Howrah: The Indian Institute of Engineering Science and Technology (IIEST) has to get rid of the identity crisis to draw bright students, the institute director said on Sunday.

Parthasarathi Chakrabarti, who took charge last Thursday, stressed the need for IIEST to build its own identity and fight challenges posed by the NITs.

The Shibpur institute is under the NIT council and it admits students based on JEE Main rankings.

"We have to see how we can attract top-notch students. We are battling an identity crisis and we have to get rid of it," Chakrabarti, an electronics engineering professor at IIT (BHU), said. "The institute has been clubbed with the 31 NITs. Creating an identity within that club is a big challenge."

Chakrabarti has been the director of Motilal Nehru National Institute of Technology, Allahabad, in the past.

The institute, which initially offered a five-year integrated dual degree course - BTech plus MTech - when it started, has failed to attract bright students.

Data available with the Joint Seat Allocation Authority, the central agency that had allotted NIT seats in 2015 showed NIT Durgapur, the only one in Bengal, got better ranked students for most its BTech courses.

The situation was almost similar in 2016.

Last year, a study revealed that IIEST had drawn better students in all courses compared with previous years. Still, it lagged behind most of the NITs.

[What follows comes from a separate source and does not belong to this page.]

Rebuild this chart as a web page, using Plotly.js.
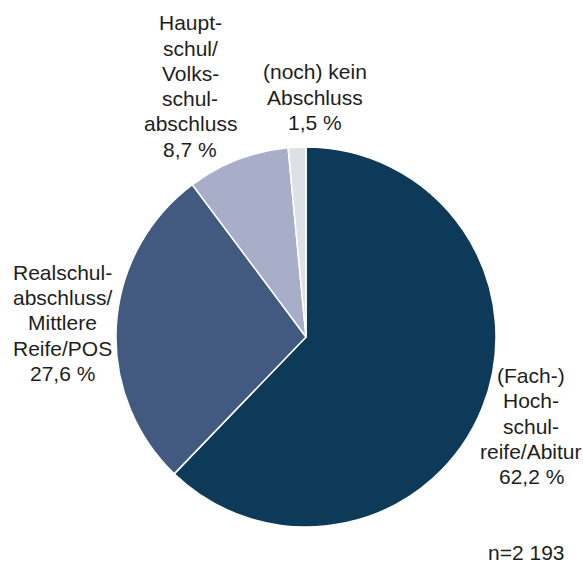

Former director Ajoy Kumar Ray attributed the marginal increase to the institute's decision to revert to the four-year course.

In the HRD ministry's National Institutional Ranking Framework (NIRF), the institute slid to 30 this year in the engineering category from last year's 17.

Director Chakrabarti said IIEST would have to improve its national rank. The institute is planning incentives for students so that they choose IIEST over NITs.

"The incentives are being planned for students who can excel in innovative ventures such as apps. They could be in the form of scholarships or a cut in course fees," he said.

He stressed the need for IIEST to develop a "national character" by coming out of the shadow of a state university (Besu). "We have a locational advantage as it is close to Calcutta, but we are yet to develop a national character."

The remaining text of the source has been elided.